▶ [What is asked]:
Which lines fall between the line holding "Rebuild this chart" and the line holding "plt.rcParams['font.family'] = ['Liberation", inclusive? Retype them exactly, without the pictures, and add nothing else.
_ _ _ _ _ _ _
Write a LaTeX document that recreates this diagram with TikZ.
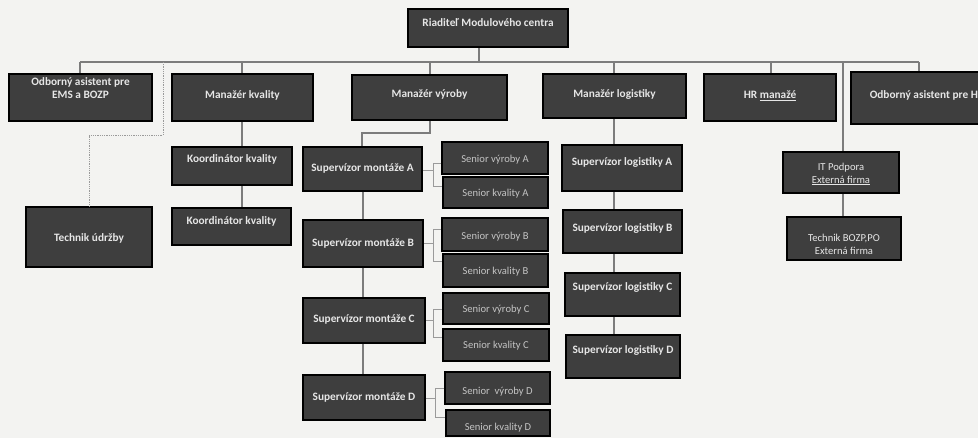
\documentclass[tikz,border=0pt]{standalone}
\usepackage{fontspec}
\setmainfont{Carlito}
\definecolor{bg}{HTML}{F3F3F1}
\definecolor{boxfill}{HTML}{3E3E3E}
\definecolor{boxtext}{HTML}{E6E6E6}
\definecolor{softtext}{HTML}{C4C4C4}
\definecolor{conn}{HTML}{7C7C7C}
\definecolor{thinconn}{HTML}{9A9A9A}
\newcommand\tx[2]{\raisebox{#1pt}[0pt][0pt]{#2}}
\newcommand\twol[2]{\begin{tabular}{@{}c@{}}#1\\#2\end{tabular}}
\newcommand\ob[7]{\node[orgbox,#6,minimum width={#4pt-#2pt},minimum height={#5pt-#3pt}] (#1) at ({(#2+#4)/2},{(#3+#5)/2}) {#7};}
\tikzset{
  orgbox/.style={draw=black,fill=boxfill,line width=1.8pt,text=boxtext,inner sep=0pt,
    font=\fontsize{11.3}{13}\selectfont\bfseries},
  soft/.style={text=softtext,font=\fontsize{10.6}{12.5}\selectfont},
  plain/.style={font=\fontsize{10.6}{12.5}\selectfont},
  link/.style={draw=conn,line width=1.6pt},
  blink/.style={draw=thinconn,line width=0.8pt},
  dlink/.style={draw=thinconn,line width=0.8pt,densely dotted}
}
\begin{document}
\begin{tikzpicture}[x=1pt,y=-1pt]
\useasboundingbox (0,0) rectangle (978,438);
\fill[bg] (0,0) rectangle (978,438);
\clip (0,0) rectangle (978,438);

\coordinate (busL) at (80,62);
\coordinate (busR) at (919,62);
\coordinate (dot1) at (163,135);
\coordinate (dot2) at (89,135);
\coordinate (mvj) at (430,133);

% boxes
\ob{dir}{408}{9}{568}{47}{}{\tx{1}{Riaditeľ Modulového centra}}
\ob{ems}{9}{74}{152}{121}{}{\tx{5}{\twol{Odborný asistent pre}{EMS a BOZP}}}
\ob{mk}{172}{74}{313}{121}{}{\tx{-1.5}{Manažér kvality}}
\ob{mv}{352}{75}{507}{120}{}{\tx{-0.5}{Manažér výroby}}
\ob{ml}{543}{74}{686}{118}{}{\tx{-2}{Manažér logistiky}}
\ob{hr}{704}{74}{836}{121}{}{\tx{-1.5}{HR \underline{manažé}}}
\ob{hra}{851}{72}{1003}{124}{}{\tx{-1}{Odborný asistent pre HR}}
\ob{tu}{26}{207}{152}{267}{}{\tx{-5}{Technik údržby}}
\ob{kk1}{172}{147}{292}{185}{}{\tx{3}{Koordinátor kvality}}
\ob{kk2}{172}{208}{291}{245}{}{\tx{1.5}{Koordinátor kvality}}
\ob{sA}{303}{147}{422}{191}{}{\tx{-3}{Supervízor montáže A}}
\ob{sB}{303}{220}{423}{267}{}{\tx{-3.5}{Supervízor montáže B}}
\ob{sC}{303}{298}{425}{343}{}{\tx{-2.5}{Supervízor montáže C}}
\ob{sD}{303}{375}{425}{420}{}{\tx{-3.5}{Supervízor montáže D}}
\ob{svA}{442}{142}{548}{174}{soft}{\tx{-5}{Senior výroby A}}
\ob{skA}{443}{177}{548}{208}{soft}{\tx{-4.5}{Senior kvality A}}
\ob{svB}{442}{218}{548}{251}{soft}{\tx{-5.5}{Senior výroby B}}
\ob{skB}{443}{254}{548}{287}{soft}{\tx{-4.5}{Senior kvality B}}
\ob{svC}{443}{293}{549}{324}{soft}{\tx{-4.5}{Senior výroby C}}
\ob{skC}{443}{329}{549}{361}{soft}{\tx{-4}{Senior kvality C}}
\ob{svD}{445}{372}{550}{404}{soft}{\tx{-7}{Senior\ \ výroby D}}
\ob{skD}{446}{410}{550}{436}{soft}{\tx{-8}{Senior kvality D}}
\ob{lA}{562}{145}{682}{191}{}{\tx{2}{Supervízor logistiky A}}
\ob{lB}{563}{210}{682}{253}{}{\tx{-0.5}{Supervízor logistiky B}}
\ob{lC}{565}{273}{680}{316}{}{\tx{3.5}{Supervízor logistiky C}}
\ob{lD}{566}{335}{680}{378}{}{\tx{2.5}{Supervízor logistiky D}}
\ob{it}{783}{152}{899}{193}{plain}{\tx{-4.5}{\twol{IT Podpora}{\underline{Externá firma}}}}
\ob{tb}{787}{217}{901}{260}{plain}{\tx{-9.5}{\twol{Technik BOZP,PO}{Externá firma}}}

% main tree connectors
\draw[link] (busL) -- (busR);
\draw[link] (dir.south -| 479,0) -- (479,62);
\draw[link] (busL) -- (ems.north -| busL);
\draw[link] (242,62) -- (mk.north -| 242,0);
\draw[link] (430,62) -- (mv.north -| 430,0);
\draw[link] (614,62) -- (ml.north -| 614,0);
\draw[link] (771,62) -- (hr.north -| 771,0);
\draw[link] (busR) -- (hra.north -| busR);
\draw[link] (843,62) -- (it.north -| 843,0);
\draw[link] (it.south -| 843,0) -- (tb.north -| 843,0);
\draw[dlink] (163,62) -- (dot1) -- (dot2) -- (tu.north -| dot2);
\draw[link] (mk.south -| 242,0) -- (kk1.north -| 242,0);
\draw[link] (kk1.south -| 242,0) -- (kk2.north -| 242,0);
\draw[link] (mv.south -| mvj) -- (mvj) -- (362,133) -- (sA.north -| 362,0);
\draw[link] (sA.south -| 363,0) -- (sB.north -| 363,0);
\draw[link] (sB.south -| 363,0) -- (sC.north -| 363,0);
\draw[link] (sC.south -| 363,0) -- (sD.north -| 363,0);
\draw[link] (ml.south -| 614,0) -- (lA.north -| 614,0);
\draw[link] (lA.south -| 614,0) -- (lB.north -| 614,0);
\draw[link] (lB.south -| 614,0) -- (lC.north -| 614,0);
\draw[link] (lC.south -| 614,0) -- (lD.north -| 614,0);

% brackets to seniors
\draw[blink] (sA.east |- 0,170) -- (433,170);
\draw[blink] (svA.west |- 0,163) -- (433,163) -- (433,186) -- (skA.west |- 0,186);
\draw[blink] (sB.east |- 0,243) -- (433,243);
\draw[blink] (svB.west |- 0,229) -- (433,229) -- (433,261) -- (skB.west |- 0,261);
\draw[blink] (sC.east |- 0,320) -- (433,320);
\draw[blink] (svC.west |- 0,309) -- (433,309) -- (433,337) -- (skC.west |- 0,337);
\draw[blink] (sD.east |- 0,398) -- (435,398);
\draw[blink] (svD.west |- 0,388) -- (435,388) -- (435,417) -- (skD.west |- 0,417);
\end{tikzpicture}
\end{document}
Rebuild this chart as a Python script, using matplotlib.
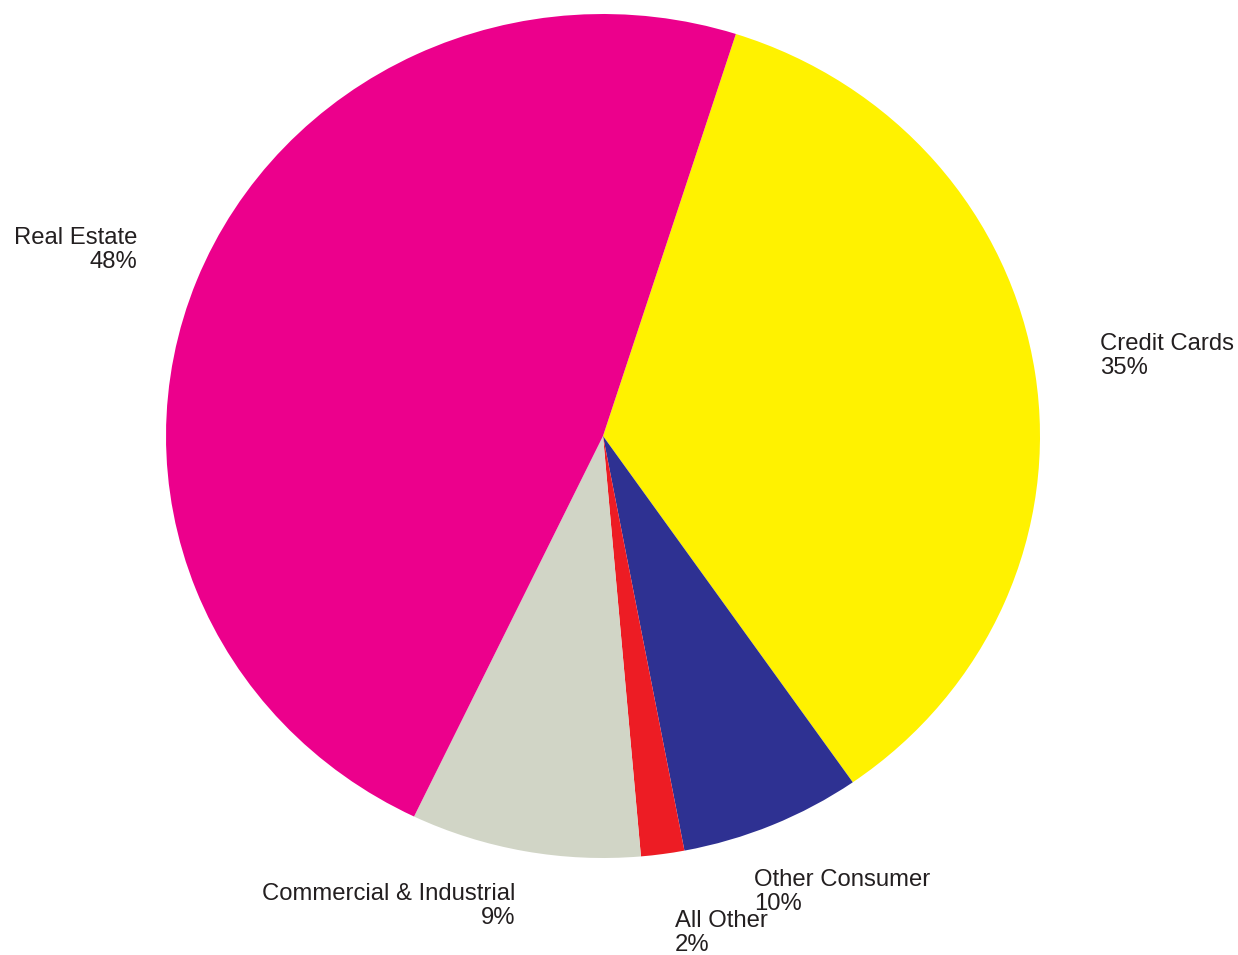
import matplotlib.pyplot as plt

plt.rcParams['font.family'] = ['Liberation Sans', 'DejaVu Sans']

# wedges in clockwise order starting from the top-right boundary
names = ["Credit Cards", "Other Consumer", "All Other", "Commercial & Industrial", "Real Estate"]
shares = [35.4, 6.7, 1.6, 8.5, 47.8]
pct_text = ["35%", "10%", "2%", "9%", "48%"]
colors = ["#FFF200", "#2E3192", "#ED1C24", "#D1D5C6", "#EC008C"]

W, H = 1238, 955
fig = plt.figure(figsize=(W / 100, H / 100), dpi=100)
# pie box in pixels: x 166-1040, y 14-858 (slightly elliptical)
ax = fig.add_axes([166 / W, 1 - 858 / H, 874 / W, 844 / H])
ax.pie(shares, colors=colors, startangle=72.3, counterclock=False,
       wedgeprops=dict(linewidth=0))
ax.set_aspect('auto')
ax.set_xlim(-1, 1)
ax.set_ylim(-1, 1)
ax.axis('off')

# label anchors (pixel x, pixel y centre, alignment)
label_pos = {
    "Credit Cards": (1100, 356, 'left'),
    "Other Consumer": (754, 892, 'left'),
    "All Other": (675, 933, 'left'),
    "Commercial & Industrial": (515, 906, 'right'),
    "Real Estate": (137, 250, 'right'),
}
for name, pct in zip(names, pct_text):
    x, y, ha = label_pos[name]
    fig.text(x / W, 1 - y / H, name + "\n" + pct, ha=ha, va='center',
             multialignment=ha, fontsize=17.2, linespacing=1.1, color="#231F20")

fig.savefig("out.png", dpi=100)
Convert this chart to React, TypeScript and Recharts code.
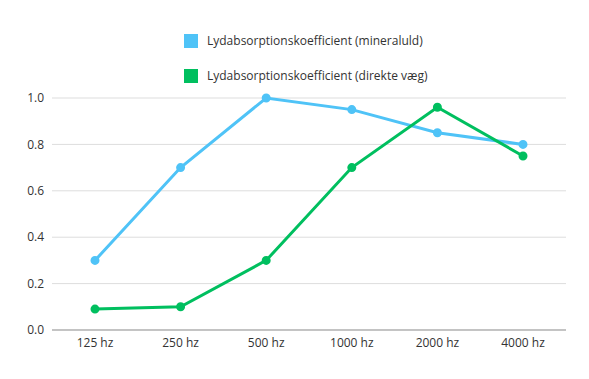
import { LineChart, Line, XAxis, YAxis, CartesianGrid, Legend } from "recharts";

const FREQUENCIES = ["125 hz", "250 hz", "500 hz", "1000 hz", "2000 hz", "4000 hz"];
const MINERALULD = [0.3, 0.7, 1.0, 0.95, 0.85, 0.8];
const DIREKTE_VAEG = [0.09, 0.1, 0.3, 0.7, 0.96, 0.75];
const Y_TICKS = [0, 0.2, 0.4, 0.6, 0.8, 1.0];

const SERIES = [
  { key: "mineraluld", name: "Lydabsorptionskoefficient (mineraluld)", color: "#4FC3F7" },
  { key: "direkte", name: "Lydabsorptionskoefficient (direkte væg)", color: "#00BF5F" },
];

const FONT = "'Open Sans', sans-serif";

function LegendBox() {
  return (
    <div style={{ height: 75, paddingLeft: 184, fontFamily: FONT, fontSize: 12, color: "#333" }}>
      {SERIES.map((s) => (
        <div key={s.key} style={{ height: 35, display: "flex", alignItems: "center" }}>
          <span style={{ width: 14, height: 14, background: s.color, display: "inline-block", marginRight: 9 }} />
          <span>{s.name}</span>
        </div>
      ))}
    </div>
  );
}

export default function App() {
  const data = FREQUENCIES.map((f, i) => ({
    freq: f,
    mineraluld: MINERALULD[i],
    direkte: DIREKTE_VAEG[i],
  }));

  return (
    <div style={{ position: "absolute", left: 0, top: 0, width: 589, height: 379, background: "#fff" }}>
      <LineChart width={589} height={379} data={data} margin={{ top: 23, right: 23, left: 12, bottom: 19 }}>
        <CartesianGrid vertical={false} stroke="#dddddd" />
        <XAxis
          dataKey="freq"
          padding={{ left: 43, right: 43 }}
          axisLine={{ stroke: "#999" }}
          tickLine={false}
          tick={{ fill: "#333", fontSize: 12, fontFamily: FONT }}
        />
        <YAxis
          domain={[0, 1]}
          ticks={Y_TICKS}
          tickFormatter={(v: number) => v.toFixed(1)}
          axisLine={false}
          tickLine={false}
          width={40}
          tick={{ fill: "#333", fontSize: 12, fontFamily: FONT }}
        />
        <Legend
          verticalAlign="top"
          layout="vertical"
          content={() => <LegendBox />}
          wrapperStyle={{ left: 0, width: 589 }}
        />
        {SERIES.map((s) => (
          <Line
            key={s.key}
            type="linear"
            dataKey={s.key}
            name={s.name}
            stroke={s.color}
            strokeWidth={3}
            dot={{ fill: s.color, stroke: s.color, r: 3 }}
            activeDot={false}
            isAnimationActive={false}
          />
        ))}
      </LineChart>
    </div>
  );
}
_ _ _ _ _ _ _
▶ [Expected output]:
Rebuild this chart as a Python script, using matplotlib.
import matplotlib.pyplot as plt

plt.rcParams['font.family'] = ['Liberation Sans', 'DejaVu Sans']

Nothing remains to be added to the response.